====== DATASET EXTRACT
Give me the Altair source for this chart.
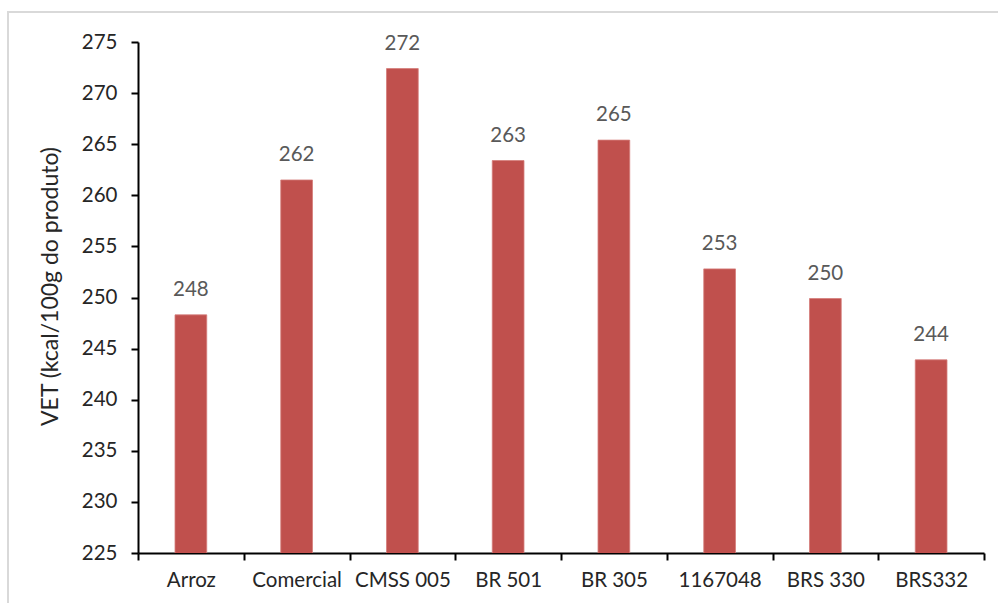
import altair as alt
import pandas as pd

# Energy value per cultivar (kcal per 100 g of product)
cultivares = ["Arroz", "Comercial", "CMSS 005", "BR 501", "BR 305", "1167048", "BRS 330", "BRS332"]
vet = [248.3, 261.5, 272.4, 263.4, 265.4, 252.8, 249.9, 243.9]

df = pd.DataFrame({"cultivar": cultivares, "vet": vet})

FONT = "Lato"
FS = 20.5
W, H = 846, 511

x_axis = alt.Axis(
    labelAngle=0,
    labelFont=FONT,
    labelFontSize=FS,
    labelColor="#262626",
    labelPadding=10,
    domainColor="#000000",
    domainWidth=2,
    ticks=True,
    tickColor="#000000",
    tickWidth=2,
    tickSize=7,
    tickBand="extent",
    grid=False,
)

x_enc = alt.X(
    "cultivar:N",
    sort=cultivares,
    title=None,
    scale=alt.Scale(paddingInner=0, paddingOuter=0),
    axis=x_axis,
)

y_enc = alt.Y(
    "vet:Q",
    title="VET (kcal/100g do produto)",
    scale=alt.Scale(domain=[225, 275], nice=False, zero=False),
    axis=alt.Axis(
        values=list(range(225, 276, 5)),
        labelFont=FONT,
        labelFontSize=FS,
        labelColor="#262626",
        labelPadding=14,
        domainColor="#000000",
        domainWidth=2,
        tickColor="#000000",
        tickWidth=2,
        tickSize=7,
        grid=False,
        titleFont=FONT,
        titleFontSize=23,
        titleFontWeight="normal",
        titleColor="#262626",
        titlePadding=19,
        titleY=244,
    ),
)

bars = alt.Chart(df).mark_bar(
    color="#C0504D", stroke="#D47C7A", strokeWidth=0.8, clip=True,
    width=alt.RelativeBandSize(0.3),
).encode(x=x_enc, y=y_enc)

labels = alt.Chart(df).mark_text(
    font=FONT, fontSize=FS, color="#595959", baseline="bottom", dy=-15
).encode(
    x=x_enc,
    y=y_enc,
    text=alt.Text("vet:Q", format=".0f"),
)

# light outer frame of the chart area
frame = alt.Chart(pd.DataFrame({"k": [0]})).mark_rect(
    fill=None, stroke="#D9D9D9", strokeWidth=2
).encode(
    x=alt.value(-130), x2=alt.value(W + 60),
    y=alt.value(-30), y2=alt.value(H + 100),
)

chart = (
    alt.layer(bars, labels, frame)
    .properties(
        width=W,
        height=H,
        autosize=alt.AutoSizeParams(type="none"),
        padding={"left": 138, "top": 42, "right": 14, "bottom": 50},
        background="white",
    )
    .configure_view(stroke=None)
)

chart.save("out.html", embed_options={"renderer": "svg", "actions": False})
============
JOB:
Repeat exactly and only the lines from the start of the data above through the line that holds "import pandas as pd", inclusive. Pictures do not belong in the copy.

REPLY TO THE TASK:
Give me the Altair source for this chart.
import altair as alt
import pandas as pd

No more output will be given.